Joys of the season
Had a good weekend up North.
I went sledding with J&K and their cousins and friends on Saturday. Saturday afternoon I made an appetizer I invented, Brat Pockets, to take to Phil & Kelly's for their Christmas party. I had a little help from Mom.
The kids and I went to FIL's for the party, the pockets were a hit. After a Murphy's Irish Stout, I was ready to don the hallowed garb of the jolly fat man himself. I felt a little pressure as the young ones stared at me in awe. J&K didn't know beforehand, but when I walked in the room, they had a knowing twinkle of recognition in their eyes, and a beaming smile on their faces. The parents said I did well.

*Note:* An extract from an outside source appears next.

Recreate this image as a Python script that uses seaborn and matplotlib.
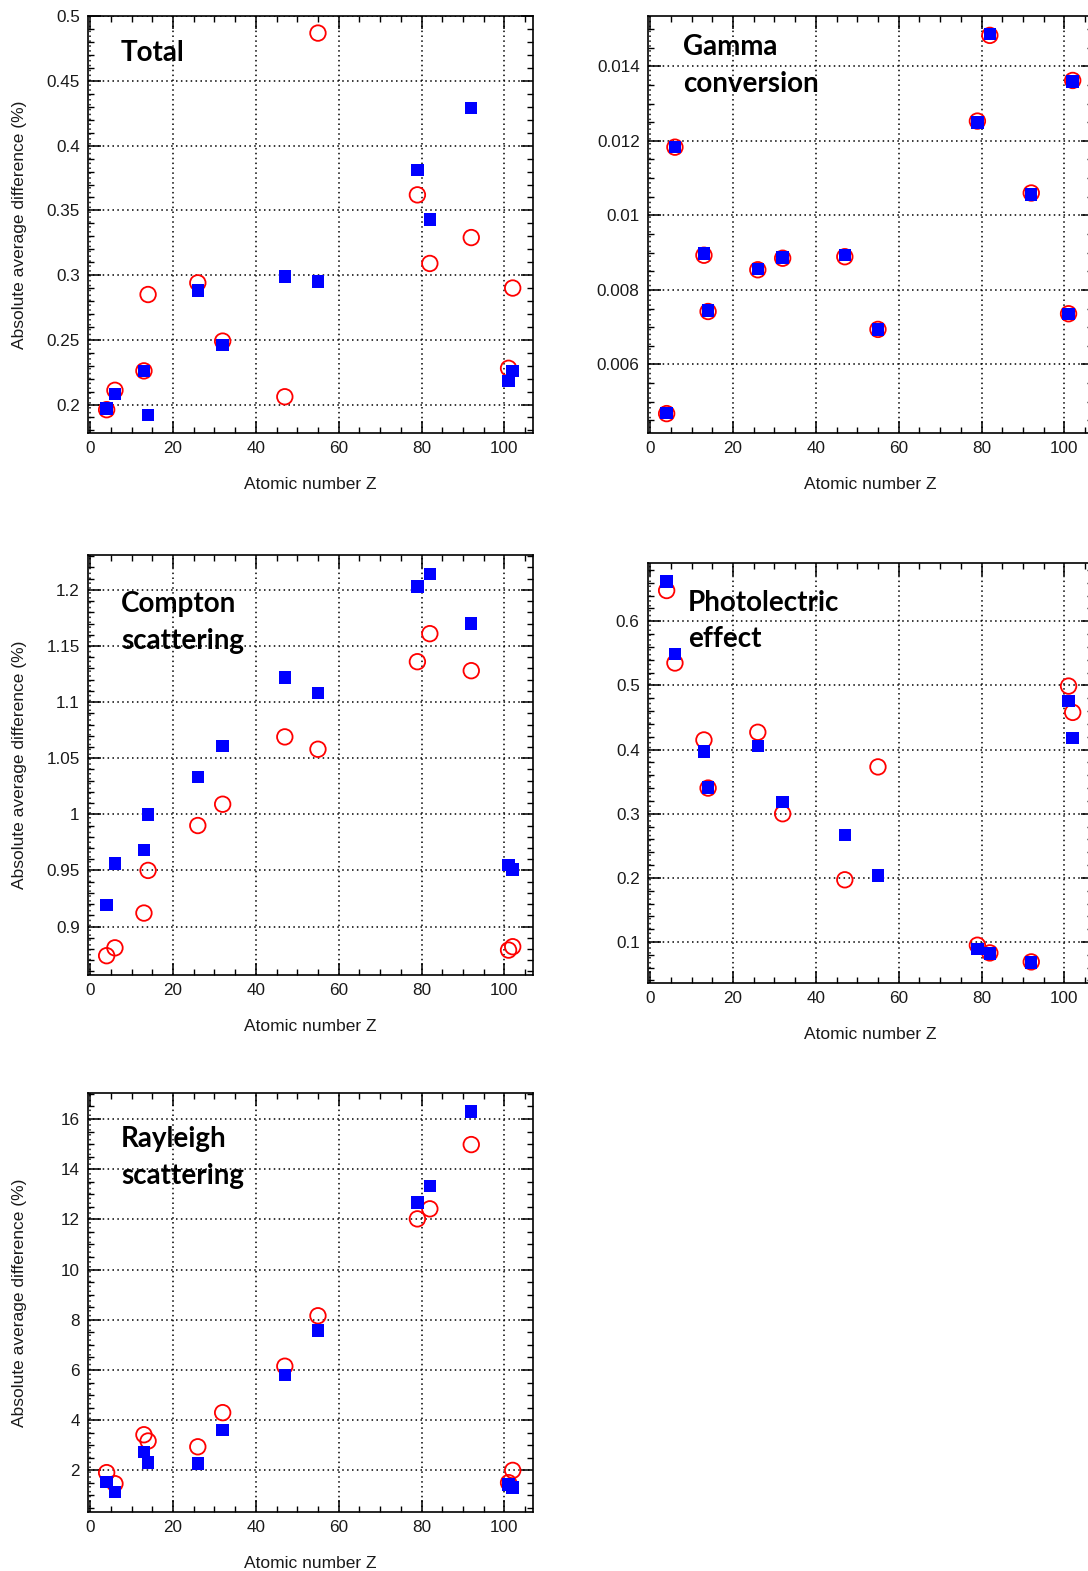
import matplotlib
matplotlib.use("Agg")
import matplotlib.pyplot as plt
from matplotlib.ticker import MultipleLocator, FuncFormatter
import seaborn as sns
import pandas as pd

# Atomic numbers of the studied materials
z_values = [4, 6, 13, 14, 26, 32, 47, 55, 79, 82, 92, 101, 102]

# Absolute average difference (%) for each interaction process
total_blue = [0.197, 0.208, 0.226, 0.192, 0.288, 0.246, 0.299, 0.295, 0.381, 0.343, 0.429, 0.218, 0.226]
total_red = [0.196, 0.211, 0.226, 0.285, 0.294, 0.249, 0.206, 0.487, 0.362, 0.309, 0.329, 0.228, 0.290]

gamma_blue = [0.00469, 0.01184, 0.00898, 0.00745, 0.00856, 0.00887, 0.00893, 0.00694, 0.01249, 0.01486, 0.01056, 0.00736, 0.01359]
gamma_red = [0.00468, 0.01183, 0.00893, 0.00742, 0.00854, 0.00885, 0.00889, 0.00694, 0.01253, 0.01483, 0.01060, 0.00736, 0.01362]

compton_blue = [0.919, 0.956, 0.968, 1.000, 1.033, 1.061, 1.122, 1.108, 1.203, 1.214, 1.170, 0.955, 0.951]
compton_red = [0.874, 0.881, 0.912, 0.950, 0.990, 1.009, 1.069, 1.058, 1.136, 1.161, 1.128, 0.879, 0.882]

photo_blue = [0.662, 0.549, 0.397, 0.341, 0.406, 0.318, 0.267, 0.204, 0.089, 0.082, 0.068, 0.476, 0.418]
photo_red = [0.648, 0.535, 0.415, 0.340, 0.427, 0.300, 0.197, 0.373, 0.095, 0.083, 0.069, 0.499, 0.458]

rayleigh_blue = [1.54, 1.14, 2.73, 2.31, 2.27, 3.62, 5.81, 7.57, 12.68, 13.33, 16.30, 1.43, 1.31]
rayleigh_red = [1.91, 1.47, 3.42, 3.17, 2.94, 4.30, 6.15, 8.16, 12.02, 12.42, 14.98, 1.51, 2.00]

panel_titles = ["Total", "Gamma\nconversion", "Compton\nscattering", "Photolectric\neffect", "Rayleigh\nscattering"]
x_label = "Atomic number Z"
y_label = "Absolute average difference (%)"

sns.set_theme(style="ticks")
plt.rcParams["font.family"] = ["Liberation Sans", "DejaVu Sans"]

W, H = 1088, 1571
fig = plt.figure(figsize=(W / 100, H / 100), dpi=100)


def rect(left, top, right, bottom):
    return [left / W, 1 - bottom / H, (right - left) / W, (bottom - top) / H]


panels = [
    dict(title=panel_titles[0], blue=total_blue, red=total_red, box=(88, 16, 533, 433),
         ylim=(0.178, 0.5002), major=0.05, minor=0.01, ylab=True, tx=0.074, ty=0.892),
    dict(title=panel_titles[1], blue=gamma_blue, red=gamma_red, box=(648, 16, 1093, 433),
         ylim=(0.00416, 0.01535), major=0.002, minor=0.0005, ylab=False, tx=0.079, ty=0.906),
    dict(title=panel_titles[2], blue=compton_blue, red=compton_red, box=(88, 555, 533, 975),
         ylim=(0.8568, 1.2311), major=0.05, minor=0.01, ylab=True, tx=0.074, ty=0.864),
    dict(title=panel_titles[3], blue=photo_blue, red=photo_red, box=(648, 563, 1093, 983),
         ylim=(0.0361, 0.6909), major=0.1, minor=0.02, ylab=False, tx=0.09, ty=0.886),
    dict(title=panel_titles[4], blue=rayleigh_blue, red=rayleigh_red, box=(88, 1093, 533, 1512),
         ylim=(0.342, 17.035), major=2, minor=0.5, ylab=True, tx=0.074, ty=0.871),
]

fmt = FuncFormatter(lambda v, pos: f"{round(v, 6):g}")
text_color = "#1a1a1a"

for p in panels:
    ax = fig.add_axes(rect(*p["box"]))
    df = pd.DataFrame({"Z": z_values, "blue": p["blue"], "red": p["red"]})

    # open red circles underneath, filled blue squares on top
    sns.scatterplot(data=df, x="Z", y="red", ax=ax, marker="o", s=125,
                    facecolors="none", edgecolors="#ff0000", linewidths=1.3,
                    legend=False, zorder=3)
    sns.scatterplot(data=df, x="Z", y="blue", ax=ax, marker="s", s=80,
                    color="#0000ff", edgecolor="none", linewidth=0,
                    legend=False, zorder=4)

    ax.set_xlim(-0.5, 106.9)
    ax.set_ylim(*p["ylim"])
    ax.xaxis.set_major_locator(MultipleLocator(20))
    ax.xaxis.set_minor_locator(MultipleLocator(5))
    ax.yaxis.set_major_locator(MultipleLocator(p["major"]))
    ax.yaxis.set_minor_locator(MultipleLocator(p["minor"]))
    ax.yaxis.set_major_formatter(fmt)

    ax.grid(True, which="major", color="black", linestyle=(0, (1, 2.2)), linewidth=1.1)
    ax.set_axisbelow(True)
    for sp in ax.spines.values():
        sp.set_visible(True)
        sp.set_color("black")
        sp.set_linewidth(1.2)

    ax.tick_params(which="both", direction="in", top=True, right=True,
                   colors="black", labelcolor=text_color, labelsize=12.3)
    ax.tick_params(which="major", length=9, width=1.1, pad=6)
    ax.tick_params(which="minor", length=4.5, width=1.0)

    ax.set_xlabel(x_label, fontsize=12.5, color=text_color)
    ax.xaxis.set_label_coords(0.5, -0.105)
    if p["ylab"]:
        ax.set_ylabel(y_label, fontsize=12.5, color=text_color)
        ax.yaxis.set_label_coords(-0.137, 0.5)
    else:
        ax.set_ylabel("")

    lines = p["title"].split("\n")
    box_h = p["box"][3] - p["box"][1]
    for i, line in enumerate(lines):
        ax.text(p["tx"], p["ty"] - i * 36.5 / box_h, line, transform=ax.transAxes,
                fontsize=20, fontweight="bold", family=["Lato", "DejaVu Sans"],
                color="black", ha="left", va="baseline", zorder=5)

fig.savefig("out.png", dpi=100, facecolor="white")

That was a fun night. But Sunday brought a special moment. The three of us were driving to town to shovel the new snow from the driveway of our house. We rounded a corner on Crescent Road, where a boy of ten or twelve was running after a couple of beagles. As we drove carefully past, I could see the dogs were not preparing to relinquish their freedom, and the boy was struggling with the awkward gait of the weight of his winter boots. I readied myself to warn oncoming drivers around the next corner, then I thought maybe I could cut the dogs off at the pass. I turned the truck around, drove to block the dogs, and honked the horn. The dogs, an older smiling beagle, and a young playful one, stopped and stared. I put the hazard flashers on, got out, and crouched down. A few soft words brought the pups over to me. I carried them to the boy, who thanked me with a broken cry of relief in his voice. I got in the truck, and the kids said, "Good job, Dad."
Later I heard Michaela relating the story to Mom, telling her how I had "saved" the dogs. There are many days of hard work in a man's life, days of drudgery and strife. But one moment of being a hero in your children's eyes trumps whatever hand life gives you.